A new type of correspondent bank is set to open in Charlotte this fall.
The founders of United Partners Bank are shooting to open its doors around Nov. 1 with $35 million of capital and $50 million of loan participations on its books. Related Links
But also sprouting up around the country is a new crop of hybrid correspondent banks like United Partners.
Though the new hybrids often look and act like bankers' banks, they do not meet the legal criteria. Bankers' banks must be mostly owned by banks and are not permitted to lend directly to the general public.
For example, the $880 million-asset Nexity Bank in Birmingham, Ala., a publicly traded entity, provides correspondent services similar to those of a bankers' bank but also accepts deposits from the general public online. (Nexity also was established by a former employee of The Bankers Bank.)
The $65 million-asset Maryland Financial Bank in Towson was formed by individuals and more than 30 financial institutions. It provides many services traditionally associated with a bankers' bank, but it also has a state commercial charter.
Banks that act like bankers' banks but do not operate under the same rules have caught the attention of the Bankers Bank Council, a trade group that represents most of the nation's bankers' banks.
It is pushing for legislation that would prevent any financial institution except an authentic bankers' bank — those with at least 75% bank ownership and those that provide services only to financial institutions — from calling itself a bankers' bank, said Jon Evans, the council's chairman.
The concern, Mr. Evans said, is that hybrids could end up competing directly with community banks. Or, because their primary obligation is to individual shareholders, they could be sold, potentially leaving their bank customers without correspondent services.
United Partners is seeking a North Carolina commercial bank charter, as opposed to a more restrictive bankers' bank charter.

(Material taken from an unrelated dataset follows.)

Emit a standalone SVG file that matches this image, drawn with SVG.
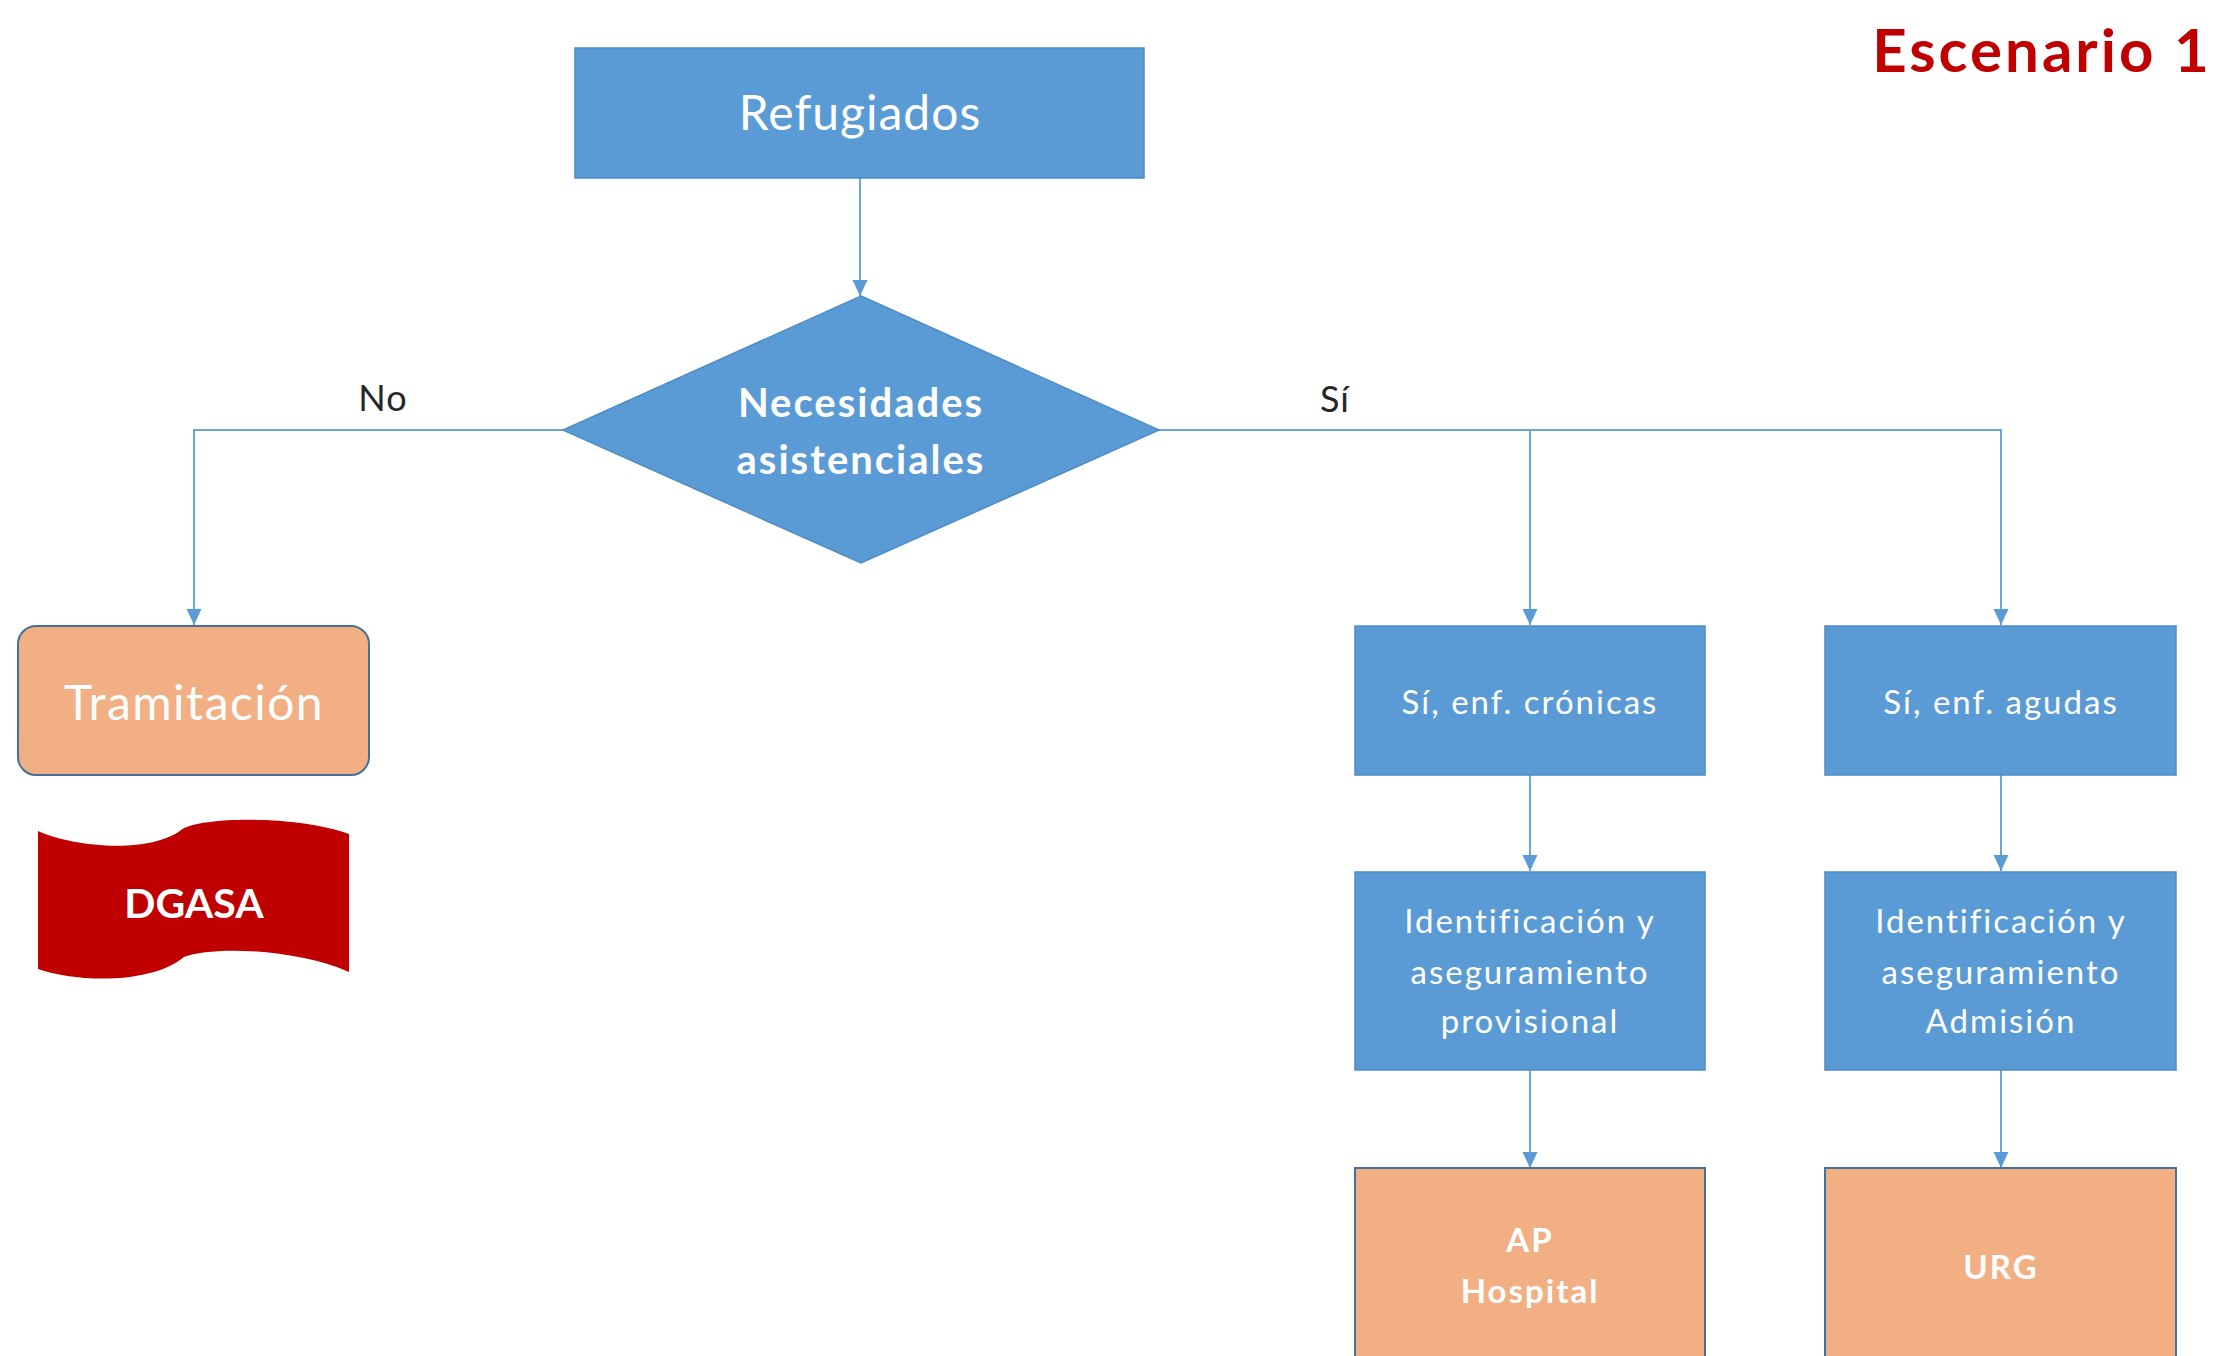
<svg xmlns="http://www.w3.org/2000/svg" width="2217" height="1356" viewBox="0 0 2217 1356">
<style>
.bg{fill:#ffffff}
.blue{fill:#5b9bd5;stroke:#4f8cc4;stroke-width:1.5}
.orange{fill:#f2af83;stroke:#41719c;stroke-width:2}
.conn{fill:none;stroke:#6ba6dc;stroke-width:2}
.t{font-family:Lato,"Open Sans","Liberation Sans",sans-serif;fill:#ffffff;text-anchor:middle}
.s{font-size:33px;letter-spacing:2px}
.b{font-weight:bold}
.lbl{font-family:Lato,"Open Sans","Liberation Sans",sans-serif;fill:#262626;text-anchor:middle;font-size:36px;letter-spacing:1px}
</style>
<defs>
<marker id="arr" markerUnits="userSpaceOnUse" markerWidth="18" markerHeight="18" viewBox="0 0 18 18" refX="16" refY="9" orient="auto">
<path d="M0,1.5 L16,9 L0,16.5 Z" fill="#5b9bd5"/>
</marker>
</defs>
<rect class="bg" x="0" y="0" width="2217" height="1356"/>

<g id="connectors">
<path class="conn" d="M860,178 L860,296" marker-end="url(#arr)"/>
<path class="conn" d="M563,430 L194,430 L194,625" marker-end="url(#arr)"/>
<path class="conn" d="M1159,430 L2001,430 L2001,625" marker-end="url(#arr)"/>
<path class="conn" d="M1530,430 L1530,625" marker-end="url(#arr)"/>
<path class="conn" d="M1530,775 L1530,871" marker-end="url(#arr)"/>
<path class="conn" d="M2001,775 L2001,871" marker-end="url(#arr)"/>
<path class="conn" d="M1530,1070 L1530,1168" marker-end="url(#arr)"/>
<path class="conn" d="M2001,1070 L2001,1168" marker-end="url(#arr)"/>
<text class="lbl" x="383" y="411">No</text>
<text class="lbl" x="1335" y="412">Sí</text>
</g>

<g id="title">
<text x="2042" y="72" font-family="Lato,'Open Sans','Liberation Sans',sans-serif" font-weight="bold" font-size="60" letter-spacing="3" fill="#c00000" text-anchor="middle">Escenario 1</text>
</g>

<g id="refugiados">
<rect class="blue" x="575" y="48" width="569" height="130"/>
<text class="t" x="860" y="130" font-size="48" letter-spacing="1">Refugiados</text>
</g>

<g id="necesidades">
<polygon class="blue" points="861,296 1159,430 861,563 563,430"/>
<text class="t b" x="861" y="417" font-size="40" letter-spacing="2">Necesidades</text>
<text class="t b" x="861" y="474" font-size="40" letter-spacing="2">asistenciales</text>
</g>

<g id="tramitacion">
<rect class="orange" x="18" y="626" width="351" height="149" rx="18" ry="18"/>
<text class="t" x="194" y="720" font-size="48" letter-spacing="1.4">Tramitación</text>
</g>

<g id="dgasa">
<path d="M38,831 C70,846 150,856 184,828 C210,816 300,816 349,834 L349,972 C300,950 215,945 184,957 C150,985 75,982 38,969 Z" fill="#c00000"/>
<text class="t b" x="194" y="918" font-size="41">DGASA</text>
</g>

<g id="cronicas">
<rect class="blue" x="1355" y="626" width="350" height="149"/>
<text class="t s" x="1530" y="714">Sí, enf. crónicas</text>
</g>

<g id="agudas">
<rect class="blue" x="1825" y="626" width="351" height="149"/>
<text class="t s" x="2001" y="714">Sí, enf. agudas</text>
</g>

<g id="ident-provisional">
<rect class="blue" x="1355" y="872" width="350" height="198"/>
<text class="t s" x="1530" y="933">Identificación y</text>
<text class="t s" x="1530" y="984">aseguramiento</text>
<text class="t s" x="1530" y="1033">provisional</text>
</g>

<g id="ident-admision">
<rect class="blue" x="1825" y="872" width="351" height="198"/>
<text class="t s" x="2001" y="933">Identificación y</text>
<text class="t s" x="2001" y="984">aseguramiento</text>
<text class="t s" x="2001" y="1033">Admisión</text>
</g>

<g id="ap-hospital">
<rect class="orange" x="1355" y="1168" width="350" height="200"/>
<text class="t s b" x="1530" y="1252">AP</text>
<text class="t s b" x="1530" y="1303">Hospital</text>
</g>

<g id="urg">
<rect class="orange" x="1825" y="1168" width="351" height="200"/>
<text class="t s b" x="2001" y="1279">URG</text>
</g>
</svg>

One reason it is doing so is that it wants an opportunity to sell stock to the public, said Rose Washofsky, who would be the bank's president and chief executive. It also wants the commercial charter so that it could lend directly to a bank's customers "on an invitation basis only," she said.

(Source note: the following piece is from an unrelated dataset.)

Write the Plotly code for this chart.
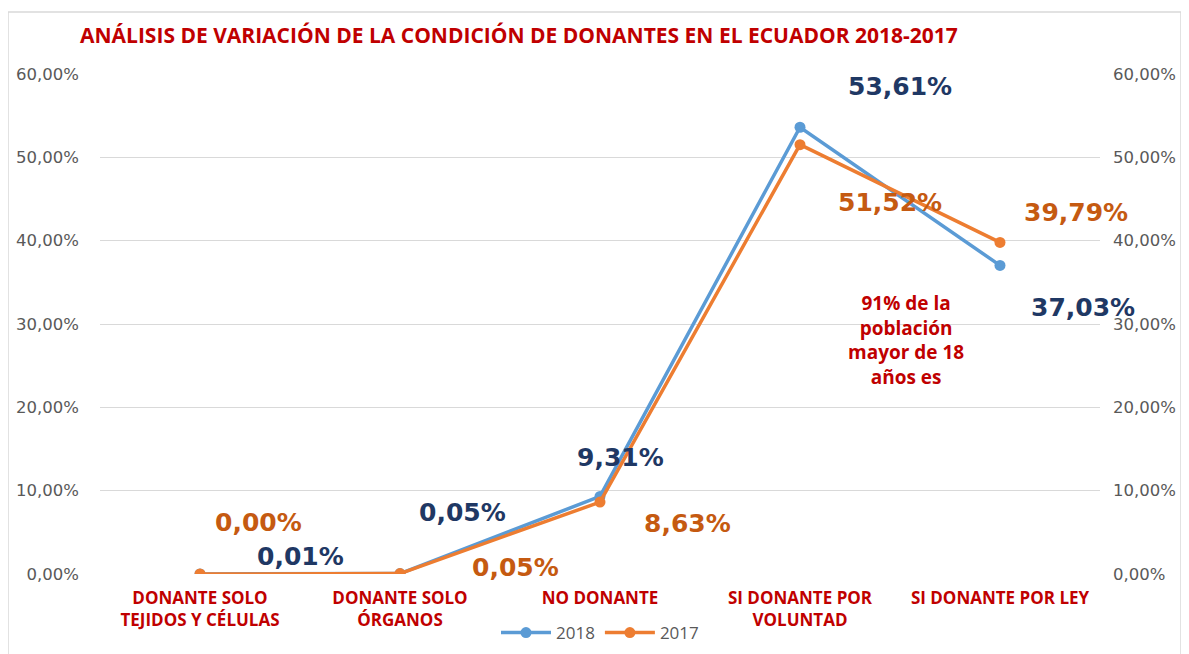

The start-up will target community banks in the Carolinas, Virginia, and West Virginia with assets up to $2 billion. It plans to focus primarily on participating in loans that might otherwise exceed a partner bank's lending limits, though its organizers say that, if asked, it will lend directly to banks' customers.
United aims to have $120 million of assets by the end of its first year and about $575 million by the end of its fifth year. Its organizers plan to get about 90% of those assets from loan participations in the community bank network, which is to be funded entirely with wholesale deposits.

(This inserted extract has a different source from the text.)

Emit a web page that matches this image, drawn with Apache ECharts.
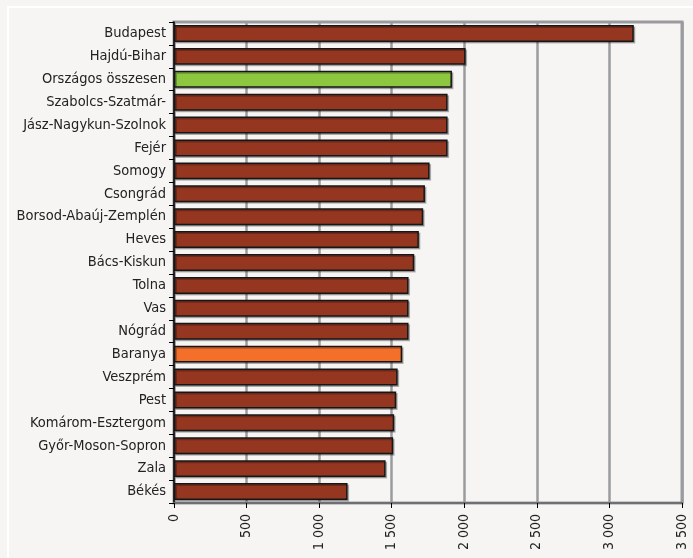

Other business lines include arranging organizational lines of credit for start-ups, setting up stock purchase loans to organizers, and providing holding companies with loans.
If it grows at the rate it expects, United would quickly dwarf the $160 million-asset Community Bankers' Bank in Midlothian, Va., which would compete directly with United for loan participations in the area.
However, Bill McFadden, Community's president and CEO, said the arrival of United Partners would not necessarily mean more competition for his bank.
"It is the same group of guys working for somebody else," he said. "So I don't know that it makes things all that much different for us. … It's not part of our business model to become a multibillion-dollar correspondent bank."
Still, Community, which has a wider product selection than United plans, is considering adding more capital as part of a plan to increase its lending limit to become more competitive.
Community currently has a legal lending limit of about $1.5 million. If United succeeds in raising the $35 million it needs to open, it will have a roughly $5 million limit.
United Partners does not intend to expand beyond its organizers' specialty.
"We don't have plans to add services," said Greg Reynolds, who would be an executive vice president at United and its senior lending officer. "We are focusing on lending because that is our background, and that is the most profitable piece of the bankers' bank product model. We want to focus on what we know and what we are good at."
United Partners' organizers once made up the bulk of the Charlotte-based lending team of The Bankers Bank in Atlanta, the largest bankers' bank in the country, with $2.2 billion of assets. They left The Bankers Bank in January to start their own bank, but their plans were delayed when the Atlanta bank sued, claiming the former employees stole trade secrets and staff.
The organizers countersued, claiming the Atlanta bank was trying to suppress the start-up's formation. The suits were settled last month, paving the way for United's formation. The settlement terms were not disclosed.
The lawsuit "did slow us down a little bit, but we still raised $9 million with that hanging over our heads," said Jon P. Ellis, who is to be United Partners' chief operating officer. "We feel well received by the market."